WHAT IS BEING ASKED |
Using the material below, print a verbatim copy of every line from the one containing "Write a Python" through the one containing "return q[0] / q[2], q[1] / q[2]", inclusive, and omit the pictures.

EXTRACTED RECORDS |
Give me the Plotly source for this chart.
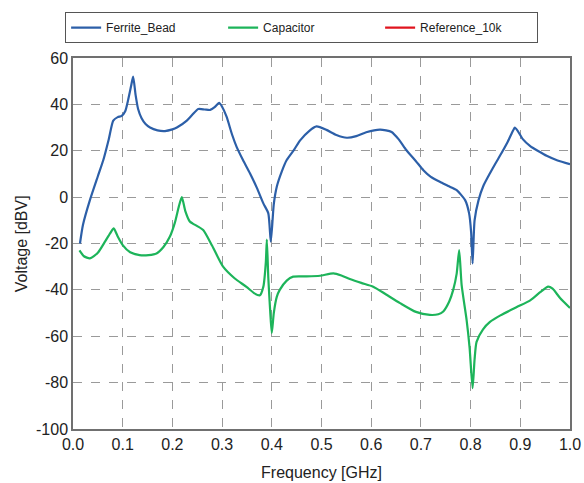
* * *
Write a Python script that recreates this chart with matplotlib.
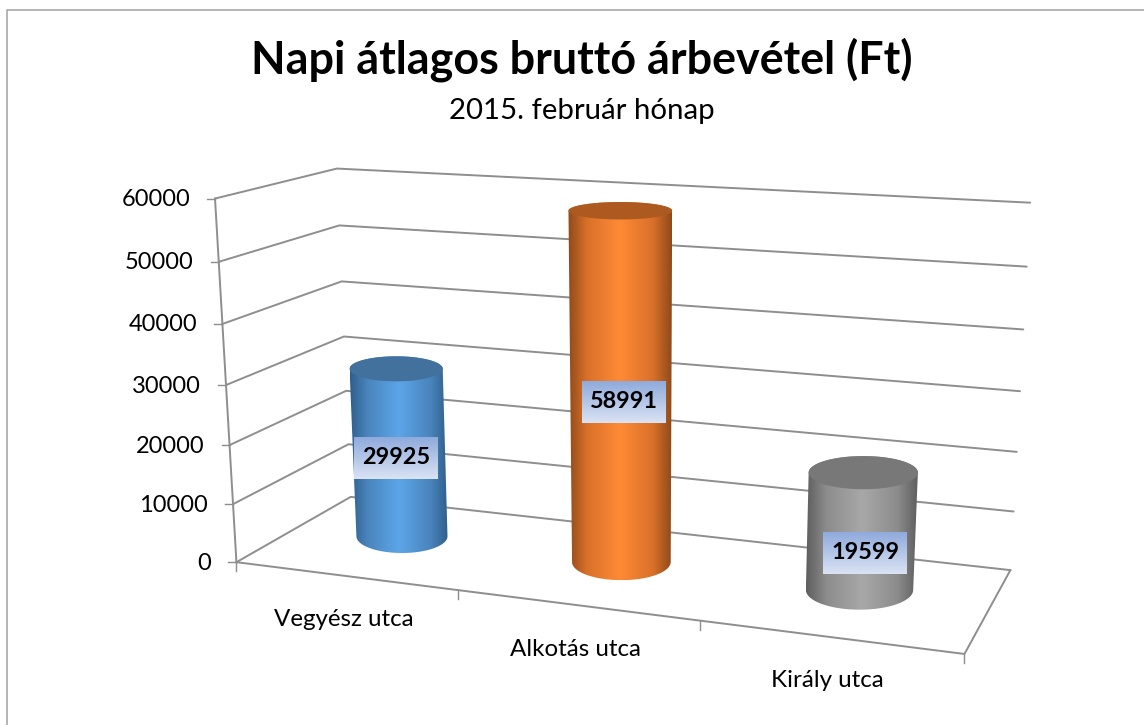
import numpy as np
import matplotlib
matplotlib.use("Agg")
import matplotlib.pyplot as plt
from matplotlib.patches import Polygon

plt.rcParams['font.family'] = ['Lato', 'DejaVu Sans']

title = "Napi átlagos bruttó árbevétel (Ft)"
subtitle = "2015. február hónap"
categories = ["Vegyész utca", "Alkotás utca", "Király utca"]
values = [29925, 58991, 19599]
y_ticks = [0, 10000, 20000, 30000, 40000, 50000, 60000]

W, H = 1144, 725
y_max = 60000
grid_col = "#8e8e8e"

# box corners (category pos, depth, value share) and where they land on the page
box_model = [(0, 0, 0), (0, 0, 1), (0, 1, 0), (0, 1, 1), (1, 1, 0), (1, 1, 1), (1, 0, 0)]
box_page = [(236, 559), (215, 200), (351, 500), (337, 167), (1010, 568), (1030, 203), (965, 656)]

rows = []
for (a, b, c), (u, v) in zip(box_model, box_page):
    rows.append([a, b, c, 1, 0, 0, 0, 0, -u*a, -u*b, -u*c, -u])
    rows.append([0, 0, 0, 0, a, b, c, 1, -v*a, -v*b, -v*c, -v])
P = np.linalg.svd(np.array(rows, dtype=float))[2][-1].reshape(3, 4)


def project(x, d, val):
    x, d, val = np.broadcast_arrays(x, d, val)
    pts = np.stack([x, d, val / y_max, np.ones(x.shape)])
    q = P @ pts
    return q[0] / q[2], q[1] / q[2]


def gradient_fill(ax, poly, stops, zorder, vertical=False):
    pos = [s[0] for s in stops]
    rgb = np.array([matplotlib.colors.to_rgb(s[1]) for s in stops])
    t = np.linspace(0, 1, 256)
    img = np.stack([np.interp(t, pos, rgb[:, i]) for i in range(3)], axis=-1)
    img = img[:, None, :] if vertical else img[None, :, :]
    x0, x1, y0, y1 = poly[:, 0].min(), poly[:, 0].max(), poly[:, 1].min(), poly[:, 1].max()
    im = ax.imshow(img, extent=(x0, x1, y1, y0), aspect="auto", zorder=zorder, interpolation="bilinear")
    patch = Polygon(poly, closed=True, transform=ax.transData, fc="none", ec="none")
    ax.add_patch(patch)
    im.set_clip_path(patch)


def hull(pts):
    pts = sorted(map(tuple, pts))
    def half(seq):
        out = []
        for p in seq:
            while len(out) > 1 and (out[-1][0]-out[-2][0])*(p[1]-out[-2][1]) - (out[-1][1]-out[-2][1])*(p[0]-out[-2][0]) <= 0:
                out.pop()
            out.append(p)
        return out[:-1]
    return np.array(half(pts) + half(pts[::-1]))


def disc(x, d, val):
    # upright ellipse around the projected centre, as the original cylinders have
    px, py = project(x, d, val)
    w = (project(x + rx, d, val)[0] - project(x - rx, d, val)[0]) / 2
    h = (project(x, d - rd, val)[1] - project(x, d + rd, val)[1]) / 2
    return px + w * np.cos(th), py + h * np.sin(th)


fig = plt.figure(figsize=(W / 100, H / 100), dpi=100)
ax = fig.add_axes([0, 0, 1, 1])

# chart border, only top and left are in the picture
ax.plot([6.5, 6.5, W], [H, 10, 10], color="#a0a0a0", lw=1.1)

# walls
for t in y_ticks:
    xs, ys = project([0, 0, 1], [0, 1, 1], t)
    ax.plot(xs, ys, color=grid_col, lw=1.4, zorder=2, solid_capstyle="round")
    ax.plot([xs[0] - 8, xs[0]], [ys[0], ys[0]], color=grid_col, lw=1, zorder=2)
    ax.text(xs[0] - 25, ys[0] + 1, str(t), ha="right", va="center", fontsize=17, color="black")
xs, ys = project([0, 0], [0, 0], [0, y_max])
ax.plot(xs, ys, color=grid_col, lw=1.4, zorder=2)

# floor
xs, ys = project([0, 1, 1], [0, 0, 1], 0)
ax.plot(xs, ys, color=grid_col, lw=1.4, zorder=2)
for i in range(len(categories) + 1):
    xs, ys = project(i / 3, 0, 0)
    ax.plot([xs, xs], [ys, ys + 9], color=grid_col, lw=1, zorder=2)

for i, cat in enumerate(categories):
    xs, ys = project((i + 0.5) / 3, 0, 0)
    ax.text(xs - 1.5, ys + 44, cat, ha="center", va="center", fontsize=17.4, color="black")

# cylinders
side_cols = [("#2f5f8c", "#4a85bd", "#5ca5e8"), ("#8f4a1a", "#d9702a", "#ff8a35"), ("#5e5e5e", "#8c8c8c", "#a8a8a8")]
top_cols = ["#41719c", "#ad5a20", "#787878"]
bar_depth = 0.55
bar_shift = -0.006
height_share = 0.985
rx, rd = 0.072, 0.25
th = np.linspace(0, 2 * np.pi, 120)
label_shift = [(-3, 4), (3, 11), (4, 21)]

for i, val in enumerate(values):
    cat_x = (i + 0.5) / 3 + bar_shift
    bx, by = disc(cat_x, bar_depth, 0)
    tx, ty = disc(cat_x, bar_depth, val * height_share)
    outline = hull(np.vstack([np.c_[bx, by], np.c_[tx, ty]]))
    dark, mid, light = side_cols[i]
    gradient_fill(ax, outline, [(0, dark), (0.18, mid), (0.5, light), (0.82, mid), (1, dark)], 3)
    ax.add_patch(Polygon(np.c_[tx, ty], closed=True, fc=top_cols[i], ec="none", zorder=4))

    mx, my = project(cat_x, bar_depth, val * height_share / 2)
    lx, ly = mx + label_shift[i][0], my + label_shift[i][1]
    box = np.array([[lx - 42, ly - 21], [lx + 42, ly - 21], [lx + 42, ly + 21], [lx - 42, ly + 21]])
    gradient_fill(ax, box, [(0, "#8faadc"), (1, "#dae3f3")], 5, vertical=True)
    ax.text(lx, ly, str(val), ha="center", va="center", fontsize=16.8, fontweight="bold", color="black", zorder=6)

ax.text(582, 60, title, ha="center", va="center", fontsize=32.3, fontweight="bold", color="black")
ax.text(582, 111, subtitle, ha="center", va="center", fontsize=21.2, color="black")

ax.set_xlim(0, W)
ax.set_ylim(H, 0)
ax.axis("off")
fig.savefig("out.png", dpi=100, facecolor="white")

FULL RESPONSE |
Write a Python script that recreates this chart with matplotlib.
import numpy as np
import matplotlib
matplotlib.use("Agg")
import matplotlib.pyplot as plt
from matplotlib.patches import Polygon

plt.rcParams['font.family'] = ['Lato', 'DejaVu Sans']

title = "Napi átlagos bruttó árbevétel (Ft)"
subtitle = "2015. február hónap"
categories = ["Vegyész utca", "Alkotás utca", "Király utca"]
values = [29925, 58991, 19599]
y_ticks = [0, 10000, 20000, 30000, 40000, 50000, 60000]

W, H = 1144, 725
y_max = 60000
grid_col = "#8e8e8e"

# box corners (category pos, depth, value share) and where they land on the page
box_model = [(0, 0, 0), (0, 0, 1), (0, 1, 0), (0, 1, 1), (1, 1, 0), (1, 1, 1), (1, 0, 0)]
box_page = [(236, 559), (215, 200), (351, 500), (337, 167), (1010, 568), (1030, 203), (965, 656)]

rows = []
for (a, b, c), (u, v) in zip(box_model, box_page):
    rows.append([a, b, c, 1, 0, 0, 0, 0, -u*a, -u*b, -u*c, -u])
    rows.append([0, 0, 0, 0, a, b, c, 1, -v*a, -v*b, -v*c, -v])
P = np.linalg.svd(np.array(rows, dtype=float))[2][-1].reshape(3, 4)


def project(x, d, val):
    x, d, val = np.broadcast_arrays(x, d, val)
    pts = np.stack([x, d, val / y_max, np.ones(x.shape)])
    q = P @ pts
    return q[0] / q[2], q[1] / q[2]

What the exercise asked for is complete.